While the company’s strengths in the fields of geology and geophysics have been well documented, it is now moving into the field of development, which is an area that it readily admits is not its strong suit: “The good news from the company’s perspective is that is has, in the last 18 months, brought Tullow Oil onboard to operate the Tertiary rift development,” Keith highlights. “With its extensive knowledge of developing both onshore and offshore assets in Africa, Tullow Oil is arguably one of the premier explorers in the world right now. When you compare it with Africa Oil Corp’s parent, the Lundin Group, both have a strong track record of being aggressive explorers and Tullow Oil can definately be relied upon to take the lead on the Kenya pipeline and development project.”
As the pace of exploration across the region continues to increase, Tullow and Africa Oil Corp are currently mobilising two additional rigs, one of which is heading to Kenya, the other Ethiopia. This will result in the company having a total of four rigs in operation by the fourth quarter of 2012, a time by which it expects to be having at least one well being drilled per month. With some 300,000 square kilometres of ground to explore, the company is certainly well positioned to make a successful transition into becoming a recognised player in the field of exploration and development.

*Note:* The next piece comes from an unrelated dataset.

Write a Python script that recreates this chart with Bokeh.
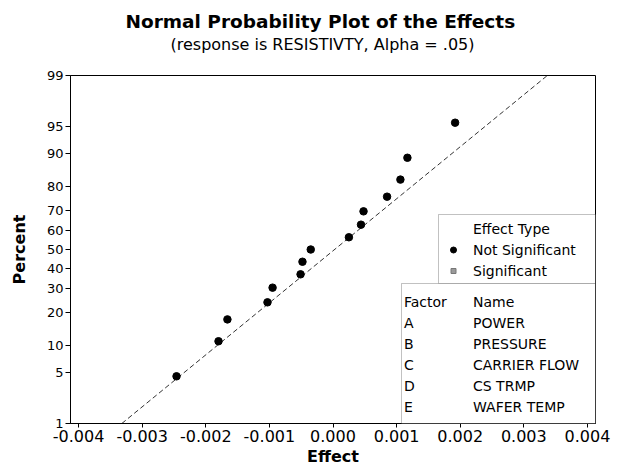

“Clearly these are still early days for Africa Oil Corp and it is important to remember that to date it has only drilled two wells. Nevertheless, the fact is new basins don’t just open up every day, yet this is what the company has done with its first two wells,” Keith states. “As the company moves forward it must make sure not to get ahead of itself. However, with some estimates suggesting that up to $100 billion will be spent on the development of East Africa, funding roads, new infrastructure, construction projects and of course the oil and gas industry, over the next five years, there is every reason to be excited about a future in the region that looks very bright indeed.”